T he topic of landscape is overwhelming. Ruminating on the word floods the mind with all of its meanings and applications – far-reaching, often meaningless, always subjective. The diversity of essays in this issue demonstrates the range of the term. Reading Desiree Valadares’s essay ‘Dispossessing the Wilderness’ on page 24 of this issue, I find it difficult to reconcile the landscape images I most often see of Canada – often of our National Parks – and what I experience. I’m left wondering – why is our physical, common – or national – landscape not urban in nature? Regardless of definition, Canada, as one of the world’s largest politically-defined land masses and culturally-diverse population, is rich in landscapes. From the picturesque wild of our National Parks to the often grotesque results of resource extraction, the Canadian landscape means something to both Canadians and to people beyond our borders.

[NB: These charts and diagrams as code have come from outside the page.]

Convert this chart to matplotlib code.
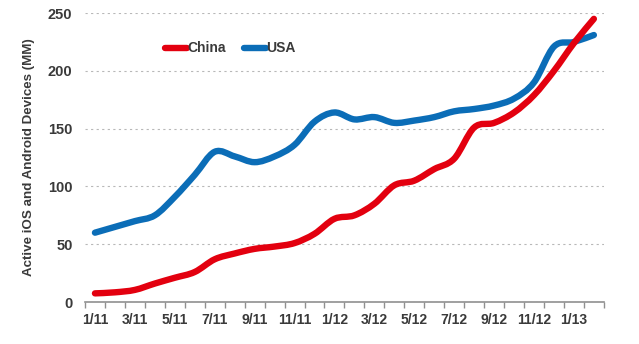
import matplotlib.pyplot as plt
from matplotlib.path import Path
from matplotlib.patches import PathPatch
from matplotlib.lines import Line2D
import numpy as np

plt.rcParams["font.family"] = ["Liberation Sans", "DejaVu Sans"]
plt.rcParams["font.weight"] = "bold"

months = ["1/11", "2/11", "3/11", "4/11", "5/11", "6/11", "7/11", "8/11", "9/11",
          "10/11", "11/11", "12/11", "1/12", "2/12", "3/12", "4/12", "5/12", "6/12",
          "7/12", "8/12", "9/12", "10/12", "11/12", "12/12", "1/13", "2/13"]
china = [7.5, 8.4, 10.5, 16, 21, 26, 37, 42, 46, 48, 51, 59, 72, 75, 85, 101,
         105, 115, 124, 151, 155, 164, 179, 200, 224, 245]
usa = [60, 65, 70, 75, 91, 110, 130, 126, 121, 126, 136, 156, 164, 158, 160, 155,
       157, 160, 165, 167, 170, 176, 190, 221, 225, 231]

RED = "#e3000f"
BLUE = "#0b6db7"
TEXT = "#3a3a3a"


def smooth_path(xs, ys, t=1 / 6):
    # cubic bezier through the points (Catmull-Rom style control points)
    pts = np.column_stack([xs, ys])
    verts = [pts[0]]
    codes = [Path.MOVETO]
    n = len(pts)
    for i in range(n - 1):
        p0 = pts[max(i - 1, 0)]
        p1 = pts[i]
        p2 = pts[i + 1]
        p3 = pts[min(i + 2, n - 1)]
        c1 = p1 + (p2 - p0) * t
        c2 = p2 - (p3 - p1) * t
        verts += [c1, c2, p2]
        codes += [Path.CURVE4] * 3
    return Path(verts, codes)


fig = plt.figure(figsize=(6.39, 3.44), dpi=100)
ax = fig.add_axes([0.133, 0.122, 0.812, 0.840])

x = np.arange(len(months))
for series, color in [(usa, BLUE), (china, RED)]:
    patch = PathPatch(smooth_path(x, series), facecolor="none", edgecolor=color,
                      lw=4.6, capstyle="round", joinstyle="round", zorder=3)
    ax.add_patch(patch)

ax.set_xlim(-0.5, len(months) - 0.5)
ax.set_ylim(0, 250)
ax.set_yticks(range(0, 251, 50))
ax.yaxis.grid(True, linestyle=(0, (2, 3)), color="#b8b8b8", lw=0.8)
ax.set_axisbelow(True)

ax.set_xticks(x[::2])
ax.set_xticklabels(months[::2])
ax.set_xticks(np.arange(-0.5, len(months), 1), minor=True)
ax.tick_params(axis="x", which="major", length=0, pad=8, labelsize=10, labelcolor=TEXT)
ax.tick_params(axis="x", which="minor", length=4, color="#909090", width=1)
ax.tick_params(axis="y", length=0, pad=9, labelsize=10.5, labelcolor=TEXT)

for side in ["top", "right", "left"]:
    ax.spines[side].set_visible(False)
ax.spines["bottom"].set_color("#909090")
ax.spines["bottom"].set_linewidth(1.2)

ax.set_ylabel("Active iOS and Android Devices (MM)", fontsize=9.6, color=TEXT,
              fontweight="bold", labelpad=9)

handles = [Line2D([], [], color=RED, lw=4.6, solid_capstyle="round"),
           Line2D([], [], color=BLUE, lw=4.6, solid_capstyle="round")]
ax.legend(handles, ["China", "USA"], loc="upper left", bbox_to_anchor=(0.13, 0.945),
          ncol=2, frameon=False, fontsize=10, handlelength=1.6, handletextpad=0.0,
          columnspacing=1.3, labelcolor=TEXT)

fig.savefig("out.png", dpi=100)
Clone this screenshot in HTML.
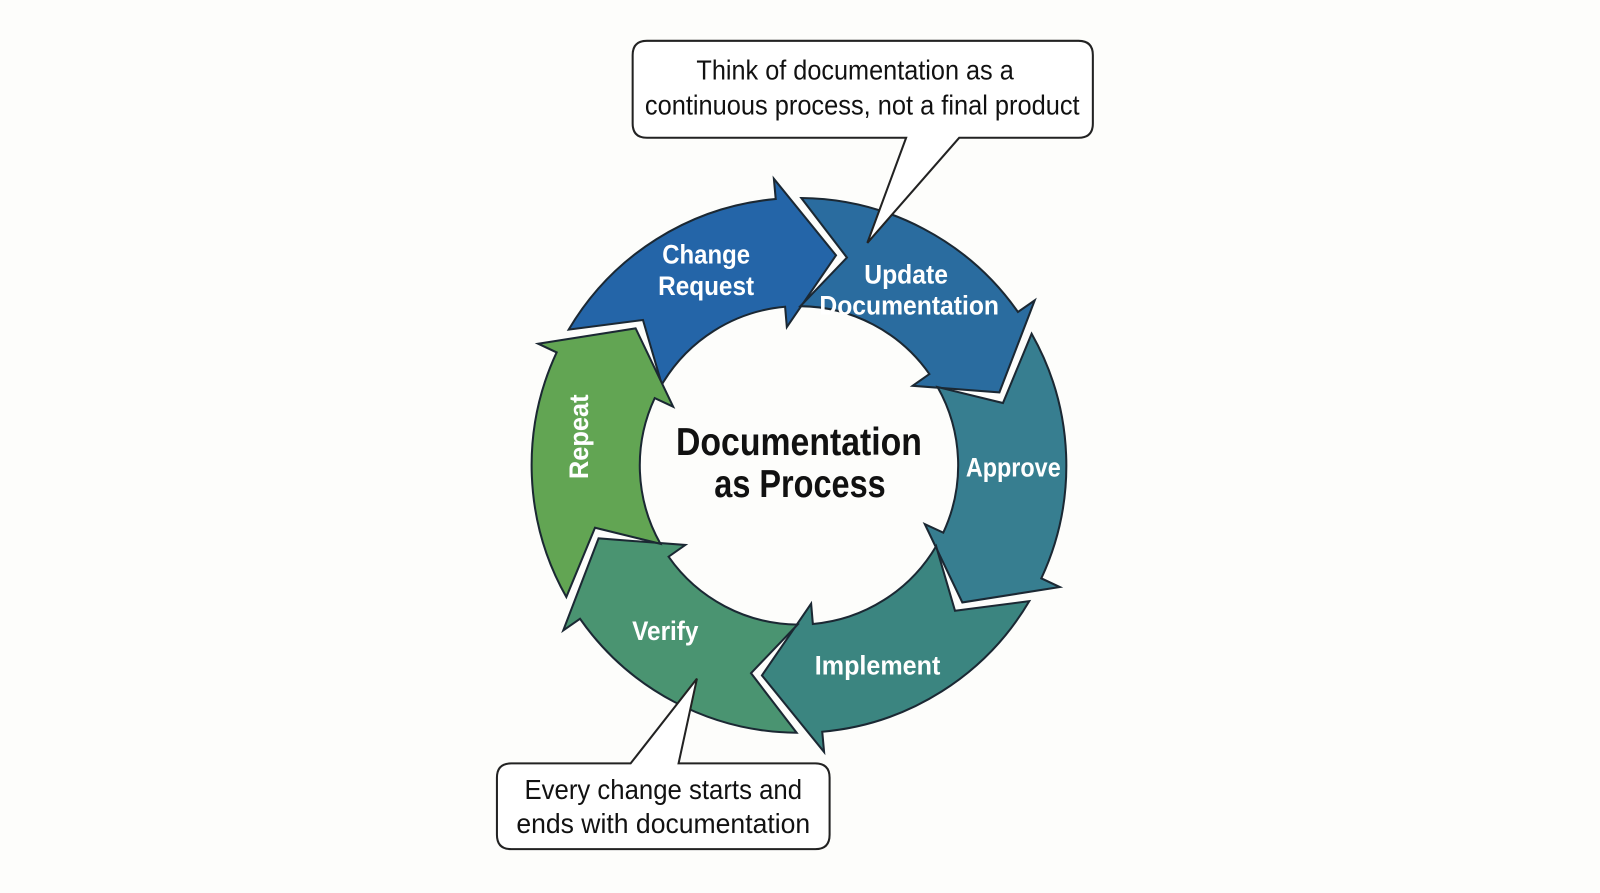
<!DOCTYPE html>
<html><head><meta charset="utf-8">
<style>
html,body{margin:0;padding:0;background:#fdfdfb;}
body{width:1600px;height:893px;overflow:hidden;position:relative;font-family:"Liberation Sans",sans-serif;}
svg{position:absolute;left:0;top:0;}
</style></head>
<body>
<svg id="s" width="1600" height="893" viewBox="0 0 1568 875" preserveAspectRatio="none" xmlns="http://www.w3.org/2000/svg">
<g id="arrows"></g>
<g font-family="Liberation Sans, sans-serif" font-weight="bold" fill="#fff" font-size="26" text-anchor="middle" lengthAdjust="spacingAndGlyphs">
<text x="692" y="258" textLength="86" lengthAdjust="spacingAndGlyphs">Change</text>
<text x="692" y="289" textLength="94" lengthAdjust="spacingAndGlyphs">Request</text>
<text x="888" y="278" textLength="82" lengthAdjust="spacingAndGlyphs">Update</text>
<text x="891" y="308" textLength="176" lengthAdjust="spacingAndGlyphs">Documentation</text>
<text x="993" y="467" textLength="93" lengthAdjust="spacingAndGlyphs">Approve</text>
<text x="860" y="661" textLength="123" lengthAdjust="spacingAndGlyphs">Implement</text>
<text x="652" y="627" textLength="65" lengthAdjust="spacingAndGlyphs">Verify</text>
<text x="0" y="0" transform="translate(576,428) rotate(-90)" textLength="83" lengthAdjust="spacingAndGlyphs">Repeat</text>
</g>
<g font-family="Liberation Sans, sans-serif" font-weight="bold" fill="#111" font-size="38" text-anchor="middle">
<text x="783" y="446" textLength="241" lengthAdjust="spacingAndGlyphs">Documentation</text>
<text x="784" y="487" textLength="168" lengthAdjust="spacingAndGlyphs">as Process</text>
</g>
<path d="M634,40 H1057 Q1071,40 1071,54 V121 Q1071,135 1057,135 H940 L850,238 L888,135 H634 Q620,135 620,121 V54 Q620,40 634,40 Z" fill="#fff" stroke="#222" stroke-width="2"/>
<path d="M501,748 H618 L683,665 L665,748 H799 Q813,748 813,762 V818 Q813,832 799,832 H501 Q487,832 487,818 V762 Q487,748 501,748 Z" fill="#fff" stroke="#222" stroke-width="2"/>
<g font-family="Liberation Sans, sans-serif" fill="#111" font-size="27" text-anchor="middle">
<text x="838" y="78" textLength="311" lengthAdjust="spacingAndGlyphs">Think of documentation as a</text>
<text x="845" y="112" textLength="426" lengthAdjust="spacingAndGlyphs">continuous process, not a final product</text>
<text x="650" y="783" textLength="272" lengthAdjust="spacingAndGlyphs">Every change starts and</text>
<text x="650" y="816" textLength="288" lengthAdjust="spacingAndGlyphs">ends with documentation</text>
</g>
</svg>
<script>
(function(){
var cx=783,cy=456,R=262,r=156,mid=(R+r)/2;
var cols=["#2465a8","#2a6c9f","#377e90","#3b8580","#4a9471","#62a553"];
function P(a,rad){var t=a*Math.PI/180;return (cx+rad*Math.cos(t)).toFixed(1)+","+(cy+rad*Math.sin(t)).toFixed(1);}
var g=document.getElementById("arrows"),h="";
for(var i=0;i<6;i++){
 var T=-80+60*i, e=T-15, Tp=T-60, ep=Tp-15;
 var s=ep+5.5, n=Tp+3;
 var d="M"+P(s,R)+" A"+R+","+R+" 0 0 1 "+P(e,R)+" L"+P(e,R+20)+" L"+P(T,mid)+" L"+P(e,r-20)+" L"+P(e,r)+" A"+r+","+r+" 0 0 0 "+P(s,r)+" L"+P(n,mid)+" Z";
 h+='<path d="'+d+'" fill="'+cols[i]+'" stroke="#1b2833" stroke-width="2" stroke-linejoin="miter"/>';
}
g.innerHTML=h;
})();
</script>
</body></html>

In her essay, Valadares eloquently points out that the “cultural constructs of North American identity have long hinged on wilderness, the mythology of uninhabited nature, and the vastness of the American landscape“ 1 .

Canada is often envisioned as wilderness, yet such representations of a national landscape are vastly different from what most of us experience and inhabit. We are, after all, a country of (sub)urban dwellers, with 80-90 percent of the country’s inhabitants living and working in an urbanised region (and more than half of urban dwellers concentrated in either Montreal, Toronto and Vancouver). In his 1926 ‘Manifesto for a National Literature’, literary scholar Lionel Stevenson noted that “the primordial forces are still dominant” in Canada; as a result “Canadian art is almost entirely devoted to landscape, Canadian poetry to the presentation of nature.” 2 Today, this mythology remains strong, yet our common history is one of nation building, urban migration and urbanisation. Walter Pache, the late German literary scholar, once commented that urban writing in Canada is ubiquitous, yet elusive – an observation as relevant to Canadian literature as it is to the notion of Canadian urbanism. 2 It is little wonder why the concept of Canadian urbanism is so weak, when our real and representative landscapes are so far detached from one another.